Model	Verdict	Median duration	Notes
`openrouter/anthropic/claude-sonnet-4-6`	14/14 passed, every rerun	~38 s/test	passed the 16-step checkout every time
`openrouter/meta-llama/llama-3.3-70b-instruct`	13/14	~31 s/test	failed the 16-step checkout in 2 of 5 reruns

Read carefully, this is not "Claude wins". On the nine short smoke tests, Llama matched Claude's pass rate at a fraction of the cost and slightly faster medians. The gap appeared only on the longest flow — consistent with the general guidance that smaller and cheaper models get flaky as step count grows.

So the team ships a split policy:

Per-PR smoke job: the nine short tests on openrouter/meta-llama/llama-3.3-70b-instruct — cheap, fast, frequent.
Nightly full suite: all 14 tests on openrouter/anthropic/claude-sonnet-4-6 — maximum reliability where the flows are longest.

The two CI jobs are identical except for the --model argument. Test files changed for the experiment and the rollout: zero.

Why zero test changes is the whole point

The suite encodes intent ("log in, add the backpack to the cart, verify the badge shows 1"), not implementation. Models — like browsers and grids — are runtime configuration, and configuration follows a clear precedence: flags beat environment variables, which beat ~/.browserbash/config.json defaults. The same suite that A/B-tested two OpenRouter models can run on local Ollama tomorrow (--model ollama/qwen3) or on Anthropic directly (--model claude-opus-4-8). OpenRouter is simply the widest menu — hundreds of models behind one OPENROUTER_API_KEY — which makes experiments like this cheap enough to actually run.

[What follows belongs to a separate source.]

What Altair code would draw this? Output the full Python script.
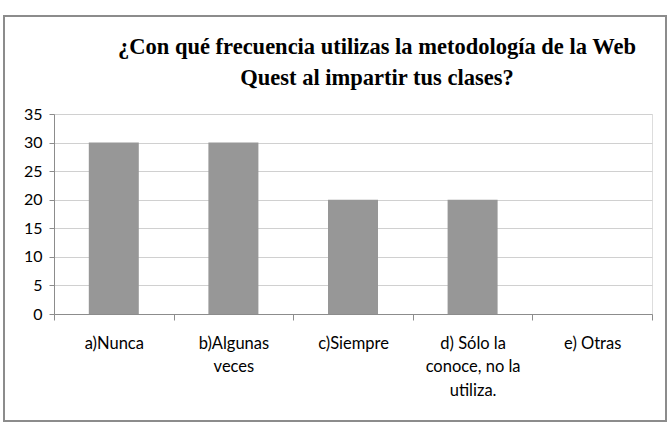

When a candidate model fails a long test, treat it like any flake investigation: rerun for a pass rate, compare duration_ms and steps_executed against the stronger model's runs, and consider splitting the flow or raising --timeout and --max-steps before blaming the model outright.

FAQ

Do I need separate API keys for Anthropic and Meta models?

No — that's the point of OpenRouter. One OPENROUTER_API_KEY (from openrouter.ai/keys) covers every model on the platform, addressed as openrouter/<vendor>/<model>. You stop managing a keyring and start comparing models on merit.

How do I find the exact model id to pass?

Browse the OpenRouter model catalog and copy the id verbatim into the flag — for example --model openrouter/anthropic/claude-sonnet-4-6 or --model openrouter/meta-llama/llama-3.3-70b-instruct. The openrouter/ prefix tells BrowserBash which backend to use; the rest must match OpenRouter's id exactly.

A cheaper model keeps failing one long test — is it unusable?

Not necessarily. Long multi-step flows are where smaller models flake first. Before discarding it: rerun to establish a pass rate (one failure is not a verdict), give the run headroom with --timeout and --max-steps, or split the flow into two shorter *_test.md files. Many teams land exactly where this one did — a cheap model for short tests, a stronger one for long flows.